Mr Mousavi was surrounded by police shortly after he arrived, witnesses said.

ANALYSIS
Jon Leyne
Jon Leyne
BBC Tehran correspondent

It's an ominous moment for the government. Those who run the Islamic Republic know only too well the cycle of protests, killings, then Arbayeen ceremonies from 1979, a cycle that helped bring them to power. They must fear history repeating itself, as similar anniversaries approach 40 days after protesters killed in the recent protests.

For the opposition, it's an opportunity to take to the streets despite the ban on protests. They could argue that there is no ban on religious ceremonies, though the police and government militia members attacking them with clubs and teargas obviously disagree.

The protests now are not remotely on the scale of the hundreds of thousands, perhaps millions, of demonstrators who came onto the streets immediately after the election. But they are happening despite repeated threats and intimidation, and they are keeping up the pressure on the government.

"Mousavi was not allowed to recite the Koran verses said on such occasions and he was immediately surrounded by anti-riot police who led him to his car," one person told AFP.

Some people in the crowd threw stones and chanted anti-Ahmadinejad slogans, reports said, as security personnel with batons charged at them.

One man told the BBC there were about 3,000 people there.

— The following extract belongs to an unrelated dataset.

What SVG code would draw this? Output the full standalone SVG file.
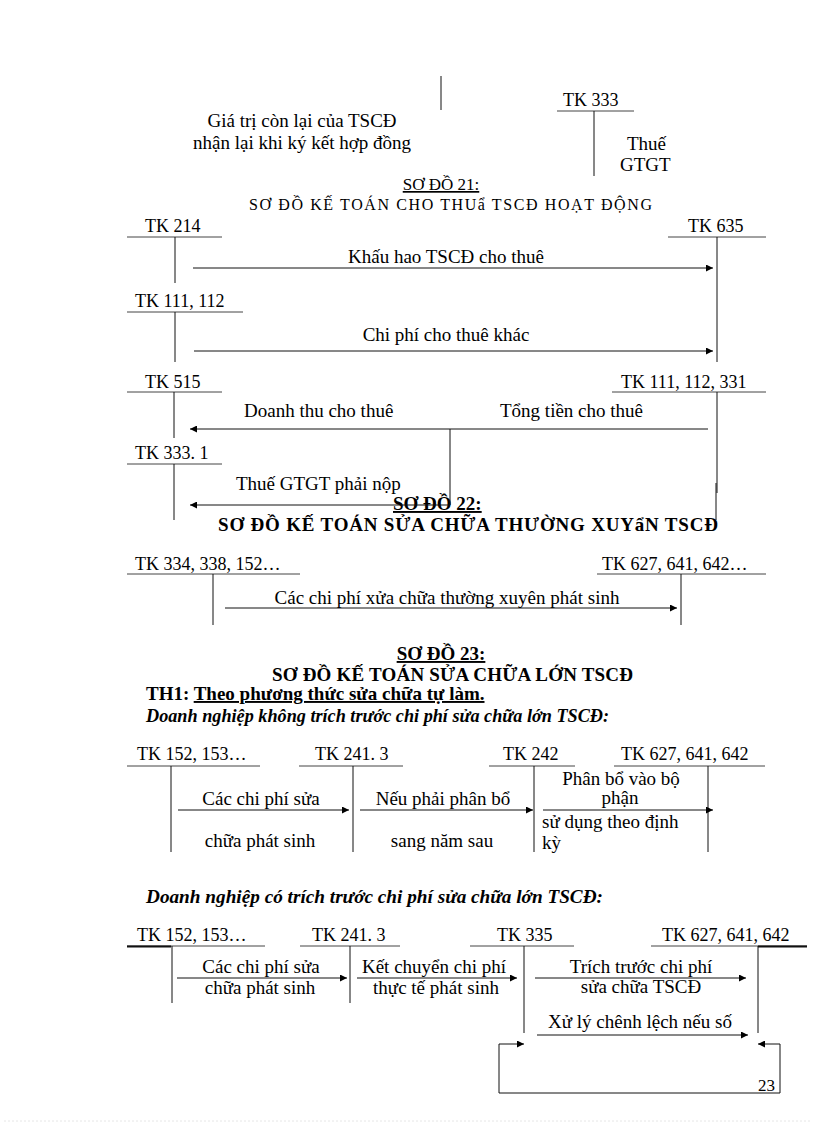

Seven or eight men used professional cameras to film the protesters, he said.

Shortly afterwards hundreds more demonstrators were said to have gathered at the Grand Mossala.

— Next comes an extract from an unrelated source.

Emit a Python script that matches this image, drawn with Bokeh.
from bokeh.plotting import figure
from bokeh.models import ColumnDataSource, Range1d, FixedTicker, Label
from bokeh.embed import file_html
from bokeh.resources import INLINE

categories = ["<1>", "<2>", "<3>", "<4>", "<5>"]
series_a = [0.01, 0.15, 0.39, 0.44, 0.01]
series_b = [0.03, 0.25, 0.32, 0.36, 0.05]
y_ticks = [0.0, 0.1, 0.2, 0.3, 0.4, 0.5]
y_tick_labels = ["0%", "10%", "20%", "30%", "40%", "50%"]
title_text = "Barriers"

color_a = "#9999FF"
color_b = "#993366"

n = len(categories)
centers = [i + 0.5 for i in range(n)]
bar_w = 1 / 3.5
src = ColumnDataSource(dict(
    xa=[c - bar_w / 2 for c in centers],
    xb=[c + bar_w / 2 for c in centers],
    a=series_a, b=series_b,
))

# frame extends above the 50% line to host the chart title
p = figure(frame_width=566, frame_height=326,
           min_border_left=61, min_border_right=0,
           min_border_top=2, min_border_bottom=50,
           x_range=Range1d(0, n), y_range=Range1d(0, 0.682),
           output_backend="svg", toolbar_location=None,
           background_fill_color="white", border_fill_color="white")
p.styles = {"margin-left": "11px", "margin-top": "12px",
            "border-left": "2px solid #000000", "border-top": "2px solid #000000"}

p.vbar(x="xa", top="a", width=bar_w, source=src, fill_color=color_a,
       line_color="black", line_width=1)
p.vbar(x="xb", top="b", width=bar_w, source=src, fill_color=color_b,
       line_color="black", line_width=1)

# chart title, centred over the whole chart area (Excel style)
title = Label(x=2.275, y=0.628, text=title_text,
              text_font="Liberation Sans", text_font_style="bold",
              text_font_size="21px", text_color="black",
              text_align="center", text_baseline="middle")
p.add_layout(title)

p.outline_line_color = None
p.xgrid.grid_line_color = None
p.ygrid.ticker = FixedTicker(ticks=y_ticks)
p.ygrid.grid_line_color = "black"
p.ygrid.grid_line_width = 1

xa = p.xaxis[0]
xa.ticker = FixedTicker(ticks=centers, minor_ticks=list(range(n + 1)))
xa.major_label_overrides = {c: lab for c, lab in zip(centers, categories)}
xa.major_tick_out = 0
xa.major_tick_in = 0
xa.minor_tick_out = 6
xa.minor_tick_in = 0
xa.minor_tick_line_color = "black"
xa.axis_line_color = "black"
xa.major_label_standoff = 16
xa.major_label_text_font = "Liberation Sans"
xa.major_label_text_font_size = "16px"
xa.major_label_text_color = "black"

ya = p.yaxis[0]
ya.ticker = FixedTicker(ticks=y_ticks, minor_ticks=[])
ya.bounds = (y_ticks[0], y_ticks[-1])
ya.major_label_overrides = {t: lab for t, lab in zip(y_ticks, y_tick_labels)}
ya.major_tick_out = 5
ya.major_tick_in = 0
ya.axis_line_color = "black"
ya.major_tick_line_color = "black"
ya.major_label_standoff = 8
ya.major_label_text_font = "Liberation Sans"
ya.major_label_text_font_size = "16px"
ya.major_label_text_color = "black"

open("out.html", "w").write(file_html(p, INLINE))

Police again used tear gas and batons to break up the crowds, some of whom set rubbish bins on fire, witnesses said.

Iranian authorities banned all opposition protests following post-election violence.

And, reports the BBC's Jon Leyne, the authorities are particularly sensitive about these "arbayeen'' turning into political demonstrations.

That is exactly what happened during the Islamic Revolution 30 years ago in a cycle that helped lead to the downfall of the Shah, our correspondent says.

The US criticised the use of violence against the protesters.

"I think it's particularly disturbing to see security forces use force to break up a graveside demonstration," State Department spokesman Ian Kelly said.

Prisoner trials

In a separate development, a lawmaker said prominent opposition campaigner Saeed Hajjarian had been moved from jail to a government-owned residential complex.

Mr Hajjarian, an advisor to former reformist President Mohammad Khatami, was detained shortly after the polls.

The judiciary had said he would be released on Wednesday, but lawmaker Kazem Jalali told Mehr news agency that he would instead be kept at a government site.

Campaigners had called for his release, arguing his health had deteriorated badly because of harsh treatment in prison.

On Tuesday, officials said about 140 people detained during the protests had been released from Evin prison.

But about 200 others, accused of more serious crimes, remain in jail.

Tehran's public prosecutor's office has announced that the first trials of "rioters" will begin on Saturday, the official Iranian news agency Irna reported.

On Wednesday, US Secretary of State Hillary Clinton said she deplored the way the Iranian government was treating those it had imprisoned after the violence and urged authorities to release political detainees.

Mr Ahmadinejad is to be officially approved as Iranian president on 3 August.